Centre des brûlés, CHRU de Tours, France.



A new medical device based on a concept of the reconstruction of the extracellular matrix by a molecule belonging to the family of the ReGeneraTing Agents (RGTA(®)) has just been available to treat skin lesions. RGTA(®) are biodegradable polymers engineered to mimic heparan-sulfate in the extracellular matrix of damaged tissue. RGTA(®) improves tissue healing in several animal models, by stabilizing and protecting heparin-binding growth factors (HBGFs) and matrix proteins. We have evaluated the effects of this device containing RGTA(®) on cutaneous cicatrisation in a group of patients treated by reduction mammoplasty and in a group operated by a centrofacial lifting.


Seventeen patients who underwent mammoplasty for breast hypertrophy received cutaneous application of the device at D1, D4, D8 and D11 on one breast. Quality, color, inflammation of the scar and eventual complications have been evaluated by photography and at the third postoperative month by the Vancouver Scar Scale. Another group of 50 patients that underwent a centrofacial lifting received a bilateral deposition of drops of RGTA(®) in the operating plane at the end of the surgical procedure. Discomfort, oedema, ecchymosis and inflammation of the scars have been evaluated at 1-month postoperative and compared with an identical group of 50 other patients, operated by the same surgeon without RGTA(®).

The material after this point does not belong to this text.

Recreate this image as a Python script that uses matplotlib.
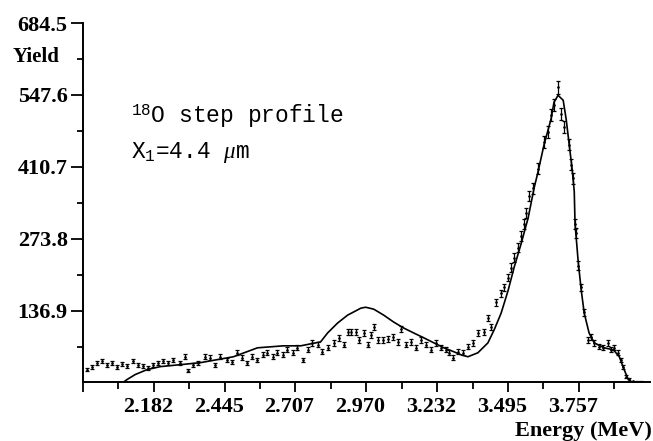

In the group of mammoplasties, inflammation, prurit and hypertrophic scars were less frequent for the breast treated by RGTA(®). The mean Vancouver Scar Scale has been lower in the treated group than in the control group. In some patients the pain, related probably to the local inflammation, has been less important for the treated breast. In the sequence of centrofacial lift at 1-month postoperative, scar inflammation, oedema and bruises were much less frequent in the treated group (10 %) than in the non-treated group (90 %).


Topical application of RGTA(®) seems to improve cutaneous healing in a group of patients operated for breast reduction and to reduce discomfort, ecchymosis and oedema in the group of centrofacial lifting. These results are concordant to the experimental results obtained and pilot studies results.